A farmer who saw his livelihood destroyed by a grass fire, said he feared the devastating blaze could have costs lives and is now appealing to the public to be responsible when outdoors.
Five fire engines and two multi-terrain vehicles were sent to Geoffrey Philpott’s farm in Broadstairs, where a blaze was rapidly spreading to 14 hectares of land – including crops and a field full of horses.
Now, Geoffrey has thrown his support behind Kent Fire and Rescue Service’s (KFRS) campaign to reduce the number of accidental grass fires, which aims to educate the public about what they can do to help and stay safe.
He said: “It was just devastating. You spend 10 months growing a crop, you’ve nurtured it, cared for it and it’s just about to harvest, and then it’s all just wiped out in no time at all. You’re left with nothing.
“The fire spread rapidly and destroyed a fence to a field where at least 40 horses were at the time. Suddenly, you’ve got a lot of animals scared because of the heat and the flames, so they had to be quickly moved.
“A fire takes no prisoners, it just destroys everything in its path. There were people’s lives at risk.”
In 2020, crews responded to 617 accidental grass fires – an increase of almost 200 incidents when compared to 2019.
The incident at Geoffrey’s farm happened in August last year, with hot temperatures and strong winds making the conditions even more treacherous.
Most grass fires happen between May and September, when grassland can get very dry, and 2020 was no exception with 83% of all grass fires that year happening in the summer months.
As well as using hose reel jets, firefighters used off-road fogging units and beaters to extinguish the flames. They also worked with the farm workers to create a fire break around the fields to stop the fire from spreading – but the damage to Geoffrey’s livelihood was sadly irreversible.
He added: “The crops were destroyed, so obviously there’s a monetary value in that but in situations like this, you have to take stock, and think thank goodness no-one was hurt.
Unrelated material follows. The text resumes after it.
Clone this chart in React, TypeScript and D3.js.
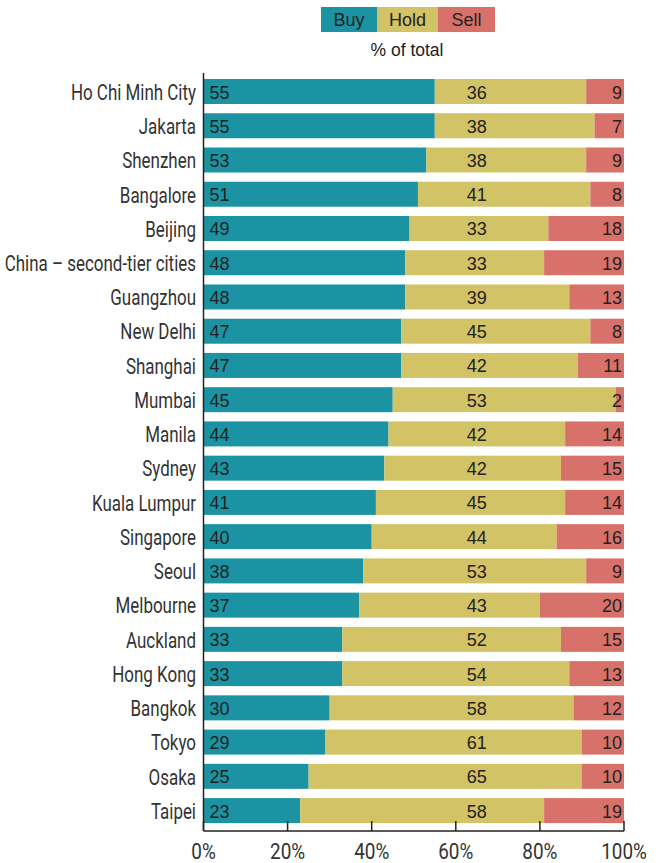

“Grass fires have a devastating knock-on effect. Not only do you lose your crop but it puts people’s jobs at risk, due to the potential amount of damage, or you might lose supply contracts for other businesses that you’ve been growing a specialist crop for. It’s not just a field that’s burnt to the ground.”
KFRS Station Manager, Shaun Humphries, was officer-in-charge at the incident and although the exact cause remains unknown, he is stressing the importance of taking extra care when enjoying the outdoors this summer.
He said: “Grass fires have a devastating impact, not just on livelihoods but wildlife, property, and lives can even be put at risk. A majority of these types of fires are preventable however, and we can all play a part in making sure they don’t happen in the first place.
“Enjoy the outdoors, but please be responsible and think about the consequences of your actions – lighting a bonfire or barbecue too close to greenery, or throwing a hot cigarette onto the ground, are common causes of grass fires we attend. So, please think before you act, and protect yourself and everyone else, by following our simple safety tips.”
- When lighting a bonfire, keep it to a manageable size, make sure it’s well clear of greenery and property, and always supervise it while it’s burning. Also, avoid having a bonfire in windy weather.
- Dispose of smoking materials responsibly, making sure they’re fully stubbed out and cooled before being put in a bin – consider using a portable ashtray when on the go.
- Place disposable barbecues on a sturdy, non-flammable surface when cooking, away from greenery and property, and only place in a bin once cold.
For Geoffrey, his land continues to recover from the fire and thankfully, he and his team have been able to continue growing crops and vegetables.